Radio France Internationale (RFI) has revealed the disappearance of a wooden pirogue carrying nearly 300 undocumented migrants, more than a month after it departed from the Gambian coast on a perilous journey toward Spain’s Canary Islands. According to the same source, the boat was last seen on December 6—just one day after its departure—off the coast of the Senegalese city of Joal, where a fisherman recorded a video showing the overcrowded vessel battling rough seas, in a scene foreshadowing an imminent disaster.
The boat was carrying dozens of young people from Senegal, Gambia, Mali, and Guinea, all driven by the dream of reaching Europe via one of the world’s most dangerous migration routes: the Atlantic Ocean.
In Dakar, Mamadou Mignane Diouf, coordinator of the Senegalese Social Forum and the Migration, Freedom of Movement, and Right to Asylum Platform, called on regional and international authorities to immediately launch extensive search operations for the missing boat and its passengers.

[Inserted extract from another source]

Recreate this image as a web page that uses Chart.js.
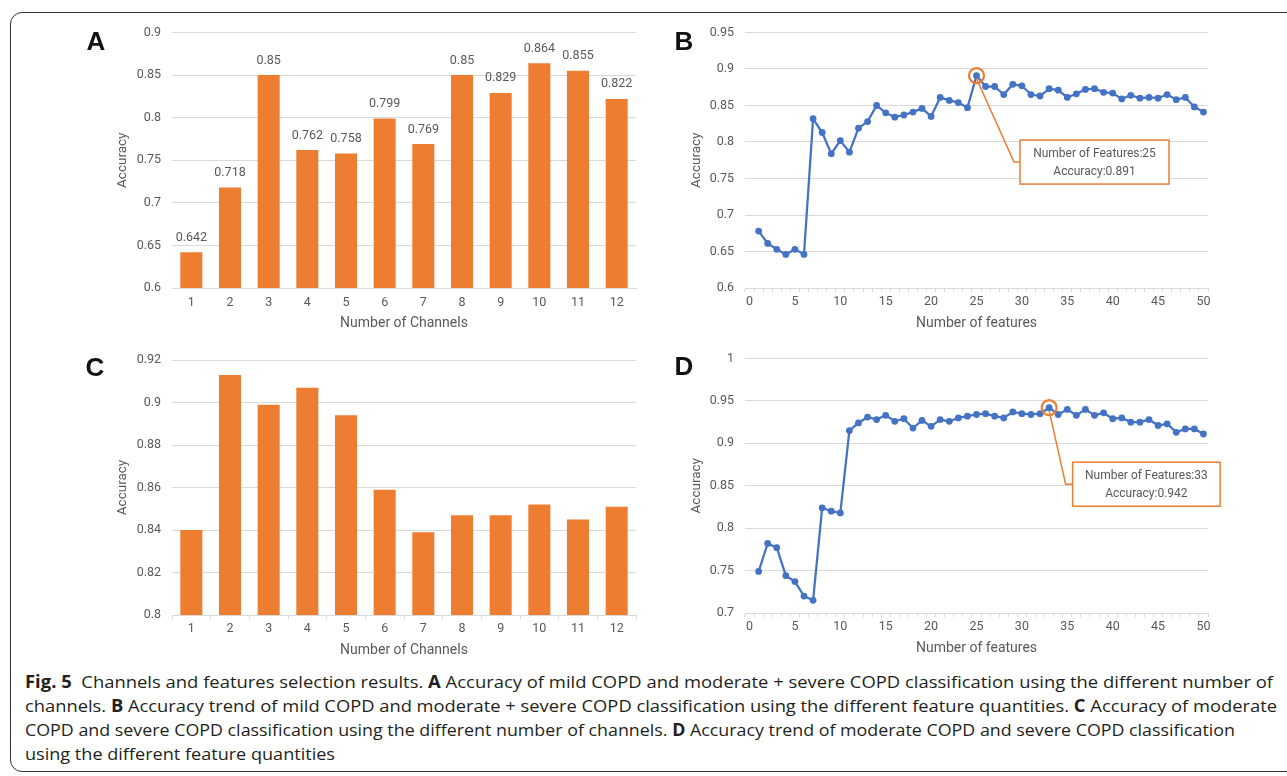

He noted that such journeys usually take no more than seven to ten days, adding that the availability of radars, aircraft, and ships in the region raises troubling questions about why the boat was not detected or its occupants rescued in time.

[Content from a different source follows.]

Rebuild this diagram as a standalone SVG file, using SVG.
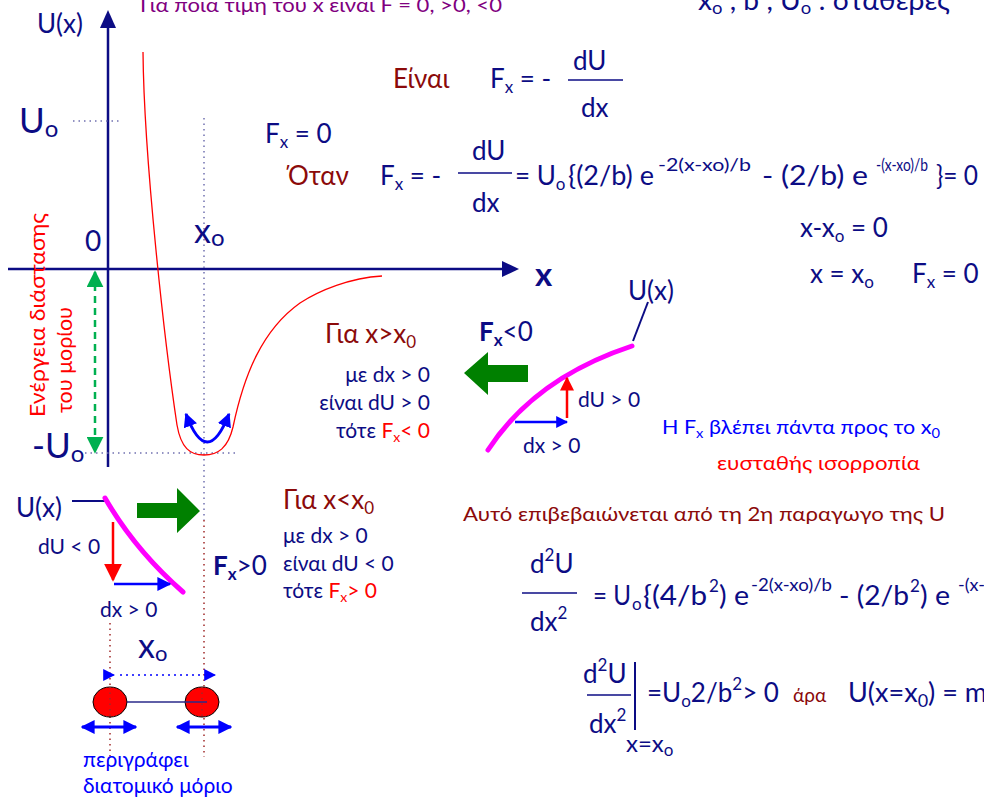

According to RFI, tighter security surveillance around Dakar has pushed human smuggling networks to move departure points further south, toward Gambia and the Saloum Islands, lengthening journeys and increasing the risk of boats getting lost at sea or sinking in the open Atlantic.

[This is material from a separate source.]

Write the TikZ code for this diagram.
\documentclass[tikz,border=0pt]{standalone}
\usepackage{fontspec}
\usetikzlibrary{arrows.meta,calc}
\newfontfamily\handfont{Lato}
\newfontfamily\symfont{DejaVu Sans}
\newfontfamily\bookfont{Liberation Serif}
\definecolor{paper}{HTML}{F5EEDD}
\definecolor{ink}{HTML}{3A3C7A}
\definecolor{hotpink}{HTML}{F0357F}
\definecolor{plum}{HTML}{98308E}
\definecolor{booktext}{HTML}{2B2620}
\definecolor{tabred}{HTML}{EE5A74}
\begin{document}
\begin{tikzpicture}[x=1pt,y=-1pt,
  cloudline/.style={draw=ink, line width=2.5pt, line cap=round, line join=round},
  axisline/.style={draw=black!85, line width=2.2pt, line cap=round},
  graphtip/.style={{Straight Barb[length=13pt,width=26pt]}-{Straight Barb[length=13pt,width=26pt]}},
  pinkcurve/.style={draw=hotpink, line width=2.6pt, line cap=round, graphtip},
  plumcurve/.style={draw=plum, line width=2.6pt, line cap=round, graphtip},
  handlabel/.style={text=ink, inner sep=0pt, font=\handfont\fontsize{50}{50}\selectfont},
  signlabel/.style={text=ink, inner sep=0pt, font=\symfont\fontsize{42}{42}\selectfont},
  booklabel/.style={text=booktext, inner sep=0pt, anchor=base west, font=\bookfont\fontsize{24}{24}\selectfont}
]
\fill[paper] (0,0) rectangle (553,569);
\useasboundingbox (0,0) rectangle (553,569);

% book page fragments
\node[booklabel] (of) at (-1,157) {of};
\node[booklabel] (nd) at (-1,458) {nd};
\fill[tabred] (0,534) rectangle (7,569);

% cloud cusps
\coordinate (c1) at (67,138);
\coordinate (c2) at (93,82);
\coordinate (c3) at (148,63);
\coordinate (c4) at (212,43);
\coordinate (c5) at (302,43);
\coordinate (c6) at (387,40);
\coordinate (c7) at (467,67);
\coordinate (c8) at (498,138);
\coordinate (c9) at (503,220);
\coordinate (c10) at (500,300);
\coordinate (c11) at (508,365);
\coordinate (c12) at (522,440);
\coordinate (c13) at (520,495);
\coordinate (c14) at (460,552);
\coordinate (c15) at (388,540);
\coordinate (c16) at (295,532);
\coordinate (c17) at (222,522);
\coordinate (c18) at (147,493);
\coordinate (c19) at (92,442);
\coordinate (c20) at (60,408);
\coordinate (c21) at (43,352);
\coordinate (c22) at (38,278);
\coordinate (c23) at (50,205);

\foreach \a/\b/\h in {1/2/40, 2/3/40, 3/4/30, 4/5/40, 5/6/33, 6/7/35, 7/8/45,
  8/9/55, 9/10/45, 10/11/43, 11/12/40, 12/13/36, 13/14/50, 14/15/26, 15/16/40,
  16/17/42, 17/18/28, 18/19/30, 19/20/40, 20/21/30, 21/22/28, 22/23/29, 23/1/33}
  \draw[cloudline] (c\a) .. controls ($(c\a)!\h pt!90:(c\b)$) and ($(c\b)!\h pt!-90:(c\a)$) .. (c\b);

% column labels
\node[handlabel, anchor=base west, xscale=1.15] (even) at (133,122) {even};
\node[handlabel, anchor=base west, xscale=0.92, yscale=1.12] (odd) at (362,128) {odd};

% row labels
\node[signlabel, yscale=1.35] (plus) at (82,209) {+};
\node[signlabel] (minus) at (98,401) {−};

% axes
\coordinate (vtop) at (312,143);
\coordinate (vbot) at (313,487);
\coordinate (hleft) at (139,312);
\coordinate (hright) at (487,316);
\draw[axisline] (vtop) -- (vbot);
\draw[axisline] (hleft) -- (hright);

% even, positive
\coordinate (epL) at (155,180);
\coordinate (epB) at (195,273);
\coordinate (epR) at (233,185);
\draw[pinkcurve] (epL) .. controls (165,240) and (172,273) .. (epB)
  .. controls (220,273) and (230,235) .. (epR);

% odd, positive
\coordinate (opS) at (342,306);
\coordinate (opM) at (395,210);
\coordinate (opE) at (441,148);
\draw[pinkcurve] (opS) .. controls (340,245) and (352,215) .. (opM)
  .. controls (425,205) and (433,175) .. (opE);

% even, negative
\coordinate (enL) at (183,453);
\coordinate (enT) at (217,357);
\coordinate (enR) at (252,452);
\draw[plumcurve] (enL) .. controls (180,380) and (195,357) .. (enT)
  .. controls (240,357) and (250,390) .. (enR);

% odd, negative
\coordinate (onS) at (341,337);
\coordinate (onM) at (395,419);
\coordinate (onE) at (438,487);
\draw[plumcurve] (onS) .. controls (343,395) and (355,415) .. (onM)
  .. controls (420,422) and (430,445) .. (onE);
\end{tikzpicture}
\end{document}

For his part, Sallio Diouf, president of the Senegalese migrant rights organization “Boza Fi,” placed much of the blame on strict security policies, criticizing what he described as the absence of humanitarian search-and-rescue resources in the Atlantic. He argued that existing surveillance systems are used to deter migrants rather than to save lives.
This tragedy comes amid an unprecedented rise in irregular migration attempts along the Canary Islands route, one of the deadliest paths toward Europe, with thousands of boats attempting the crossing each year from the coasts of West Africa and Morocco. According to the organization Caminando Fronteras, more than 1,900 people lost their lives in 2025 alone.